The team also examined baryonic acoustic oscillations (BAOs) -- patterns left behind by sound waves in the early Universe that serve as "cosmic rulers" for measuring distances. In the DESI-derived DDE simulation, the BAO peak shifted by 3.71% toward smaller scales, closely matching DESI's actual observations. This strong agreement confirmed that the model not only reflects theoretical predictions but also aligns well with real-world data.

Mapping Galaxy Clusters and Cosmic Structure

In addition, the researchers analyzed how galaxies cluster throughout the cosmos. The DESI-based DDE model produced noticeably stronger clustering than the standard ΛCDM version, particularly on smaller scales. The enhanced clustering directly results from the higher matter density, which amplifies gravitational binding. This close match between simulation and observation further supports the validity of the dynamic dark energy model.

Overall, the team's findings clarify how both dark energy and matter density shape the large-scale structure of the Universe. "Our large simulations demonstrate that variations in cosmological parameters, particularly the matter density in the Universe, have a greater influence on structure formation than the DDE component alone," says Dr. Ishiyama.

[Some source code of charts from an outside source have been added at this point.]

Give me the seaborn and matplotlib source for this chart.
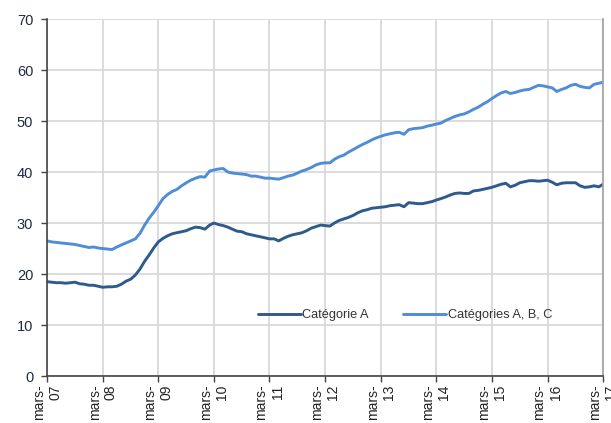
import pandas as pd
import matplotlib
matplotlib.use("Agg")
import matplotlib.pyplot as plt
import seaborn as sns

# --- données (mensuel, mars 2007 -> mars 2017) ---
cat_a = [
    18.5, 18.4, 18.3, 18.3, 18.2, 18.3, 18.4, 18.1, 18.0, 17.8, 17.8, 17.6,
    17.4, 17.5, 17.5, 17.6, 18.0, 18.6, 19.0, 19.8, 21.0, 22.5, 23.8, 25.2,
    26.3, 27.0, 27.5, 27.9, 28.1, 28.3, 28.5, 28.9, 29.2, 29.1, 28.8, 29.6,
    30.0, 29.7, 29.5, 29.2, 28.8, 28.4, 28.3, 27.9, 27.7, 27.5, 27.3, 27.1,
    26.9, 26.9, 26.5, 27.0, 27.4, 27.7, 27.9, 28.1, 28.5, 29.0, 29.3, 29.6,
    29.5, 29.4, 30.0, 30.5, 30.8, 31.1, 31.5, 32.0, 32.4, 32.6, 32.9, 33.0,
    33.1, 33.2, 33.4, 33.5, 33.6, 33.2, 34.0, 33.9, 33.8, 33.8, 34.0, 34.2,
    34.5, 34.8, 35.1, 35.5, 35.8, 35.9, 35.8, 35.8, 36.3, 36.4, 36.6, 36.8,
    37.0, 37.3, 37.6, 37.8, 37.1, 37.4, 37.9, 38.1, 38.3, 38.3, 38.2, 38.3,
    38.4, 38.0, 37.5, 37.8, 37.9, 37.9, 37.9, 37.3, 37.0, 37.1, 37.3, 37.1,
    37.6,
]
cat_abc = [
    26.5, 26.3, 26.2, 26.1, 26.0, 25.9, 25.8, 25.6, 25.4, 25.2, 25.3, 25.1,
    25.0, 24.9, 24.8, 25.3, 25.7, 26.1, 26.5, 26.9, 28.0, 29.6, 31.0, 32.2,
    33.4, 34.8, 35.6, 36.2, 36.6, 37.3, 37.9, 38.4, 38.8, 39.1, 39.0, 40.2,
    40.4, 40.6, 40.7, 40.0, 39.8, 39.7, 39.6, 39.5, 39.2, 39.2, 39.0, 38.8,
    38.8, 38.7, 38.6, 38.9, 39.2, 39.4, 39.8, 40.2, 40.5, 40.9, 41.4, 41.7,
    41.8, 41.8, 42.5, 43.0, 43.3, 43.9, 44.4, 44.9, 45.4, 45.8, 46.3, 46.7,
    47.0, 47.3, 47.5, 47.7, 47.8, 47.4, 48.3, 48.5, 48.6, 48.7, 49.0, 49.2,
    49.4, 49.6, 50.1, 50.5, 50.9, 51.2, 51.4, 51.8, 52.3, 52.7, 53.3, 53.8,
    54.4, 55.0, 55.5, 55.8, 55.4, 55.6, 55.9, 56.1, 56.2, 56.6, 57.0, 56.9,
    56.7, 56.5, 55.8, 56.2, 56.5, 57.0, 57.2, 56.8, 56.6, 56.5, 57.2, 57.4,
    57.6,
]
tick_labels = ["mars-\n07", "mars-\n08", "mars-\n09", "mars-\n10", "mars-\n11",
               "mars-\n12", "mars-\n13", "mars-\n14", "mars-\n15", "mars-\n16",
               "mars-\n17"]
y_ticks = [0, 10, 20, 30, 40, 50, 60, 70]

dates = pd.date_range("2007-03-01", periods=len(cat_a), freq="MS")
df = pd.DataFrame({"date": dates, "A": cat_a, "ABC": cat_abc})

sns.set_theme(style="white")
plt.rcParams["font.family"] = ["Liberation Sans", "DejaVu Sans"]

fig = plt.figure(figsize=(6.11, 4.23), dpi=100)
ax = fig.add_axes([0.077, 0.111, 0.910, 0.844])

sns.lineplot(data=df, x="date", y="A", ax=ax, color="#2E5A8C",
             linewidth=2.1, label="Catégorie A")
sns.lineplot(data=df, x="date", y="ABC", ax=ax, color="#4F8DD6",
             linewidth=2.1, label="Catégories A, B, C")

tick_dates = pd.date_range("2007-03-01", "2017-03-01", freq="12MS")
ax.set_xlim(tick_dates[0], tick_dates[-1])
ax.set_xticks(tick_dates)
ax.set_xticklabels(tick_labels, rotation=90, ha="center", va="top",
                   multialignment="right", fontsize=10, color="#222222")
ax.set_ylim(0, 70)
ax.set_yticks(y_ticks)
ax.set_yticklabels([str(v) for v in y_ticks], fontsize=10.5, color="#1F2A44")
ax.set_xlabel("")
ax.set_ylabel("")

ax.grid(True, color="#D6D6D6", linewidth=1.2)
ax.set_axisbelow(True)
ax.spines["top"].set_visible(False)
ax.spines["right"].set_color("#A0A0A0")
ax.spines["right"].set_linewidth(1.2)
for side in ["left", "bottom"]:
    ax.spines[side].set_color("#444444")
    ax.spines[side].set_linewidth(1.2)
ax.tick_params(axis="x", which="major", length=4, width=1,
               color="#444444", bottom=True, pad=2)
ax.tick_params(axis="y", which="major", length=4, width=1,
               color="#444444", left=True, pad=6)

ax.legend(loc="center", bbox_to_anchor=(0.644, 0.17), ncol=2, frameon=False,
          fontsize=9.2, handlelength=3.3, handletextpad=0.15, columnspacing=2.7,
          labelcolor="#333333")

fig.savefig("out.png", dpi=100)
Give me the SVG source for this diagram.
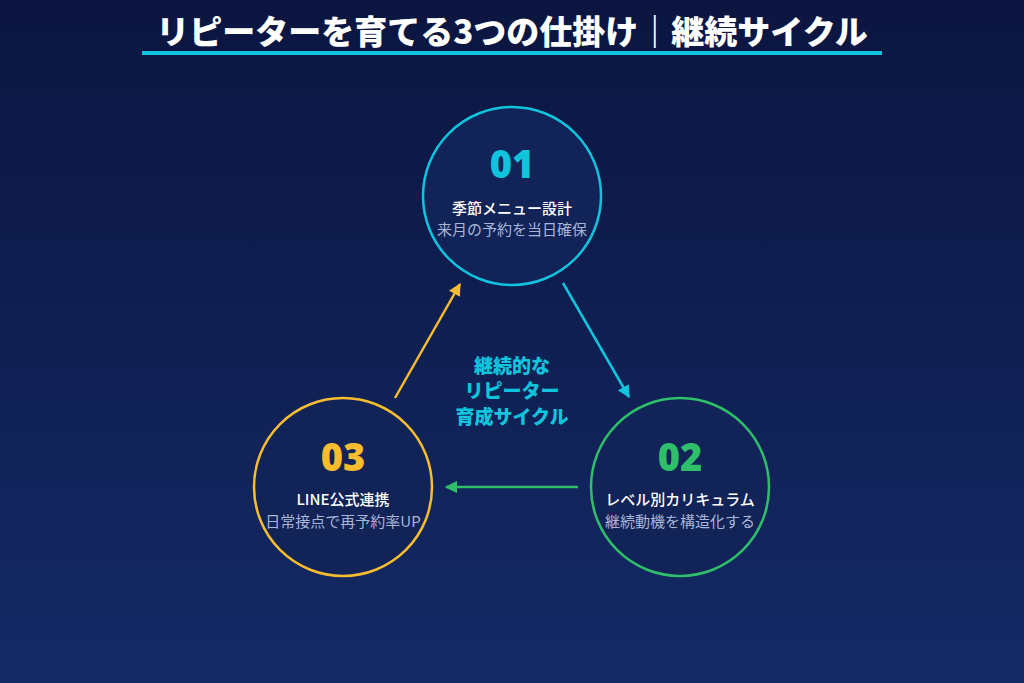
<svg xmlns="http://www.w3.org/2000/svg" width="1024" height="683" viewBox="0 0 1024 683">
<defs>
<linearGradient id="bg" x1="0" y1="0" x2="0" y2="1"><stop offset="0" stop-color="#0b1540"/><stop offset="1" stop-color="#142a66"/></linearGradient>
<marker id="mc" viewBox="0 0 10 10" refX="9" refY="5" markerWidth="5" markerHeight="5" orient="auto"><path d="M0,0L10,5L0,10z" fill="#0fc4dc"/></marker>
<marker id="mg" viewBox="0 0 10 10" refX="9" refY="5" markerWidth="5" markerHeight="5" orient="auto"><path d="M0,0L10,5L0,10z" fill="#2fbf6a"/></marker>
<marker id="my" viewBox="0 0 10 10" refX="9" refY="5" markerWidth="5" markerHeight="5" orient="auto"><path d="M0,0L10,5L0,10z" fill="#f7bd2e"/></marker>
</defs>
<style>
text{font-family:"Noto Sans CJK JP","Noto Sans",sans-serif;text-anchor:middle}
.num{font-family:"Noto Sans","Noto Sans CJK JP",sans-serif;font-size:38px;font-weight:900}
.t{font-size:15px;fill:#ffffff;font-weight:500}
.s{font-size:15px;fill:#a9b6d8}
circle{fill:#112357;stroke-width:2.5}
line{stroke-width:2.5}
</style>
<rect width="1024" height="683" fill="url(#bg)"/>
<text x="512" y="44" font-size="33" font-weight="900" fill="#ffffff">リピーターを育てる3つの仕掛け｜継続サイクル</text>
<rect x="142" y="51" width="740" height="4" fill="#0fc4dc"/>
<g id="connectors">
<line x1="563" y1="283" x2="629" y2="397" stroke="#0fc4dc" marker-end="url(#mc)"/>
<line x1="578" y1="487" x2="446" y2="487" stroke="#2fbf6a" marker-end="url(#mg)"/>
<line x1="395" y1="398" x2="460" y2="284" stroke="#f7bd2e" marker-end="url(#my)"/>
</g>
<g id="center">
<text x="512" y="373" font-size="19" font-weight="900" fill="#0fc4dc">継続的な</text>
<text x="512" y="398" font-size="19" font-weight="900" fill="#0fc4dc">リピーター</text>
<text x="512" y="424" font-size="19" font-weight="900" fill="#0fc4dc">育成サイクル</text>
</g>
<g id="n1">
<circle cx="512" cy="196" r="89" stroke="#0fc4dc"/>
<text class="num" x="512" y="178" fill="#0fc4dc">01</text>
<text class="t" x="512" y="214">季節メニュー設計</text>
<text class="s" x="512" y="235">来月の予約を当日確保</text>
</g>
<g id="n2">
<circle cx="680" cy="487" r="89" stroke="#2fbf6a"/>
<text class="num" x="680" y="471" fill="#2fbf6a">02</text>
<text class="t" x="680" y="505">レベル別カリキュラム</text>
<text class="s" x="680" y="527">継続動機を構造化する</text>
</g>
<g id="n3">
<circle cx="343" cy="487" r="89" stroke="#f7bd2e"/>
<text class="num" x="343" y="471" fill="#f7bd2e">03</text>
<text class="t" x="343" y="505">LINE公式連携</text>
<text class="s" x="343" y="527">日常接点で再予約率UP</text>
</g>
</svg>
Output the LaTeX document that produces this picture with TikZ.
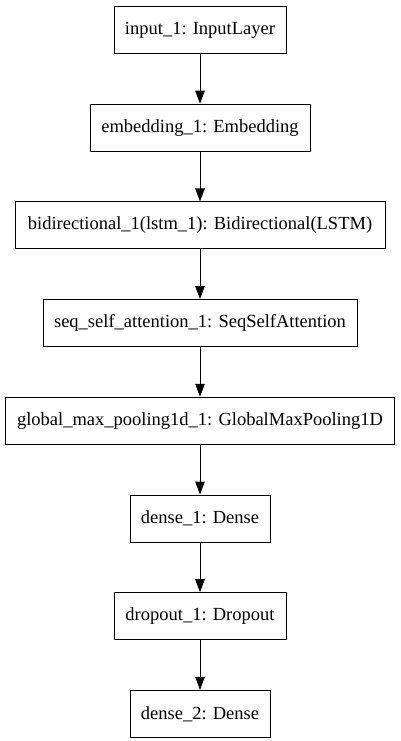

Preparing for the Next Generation of Cosmic Surveys

With new observational campaigns on the horizon, these simulations will play a crucial role in interpreting upcoming results. "In the near future, large-scale galaxy surveys from the Subaru Prime Focus Spectrograph and DESI are expected to significantly improve measurements of cosmological parameters. This study provides a theoretical basis for interpreting such upcoming data," concludes Dr. Ishiyama.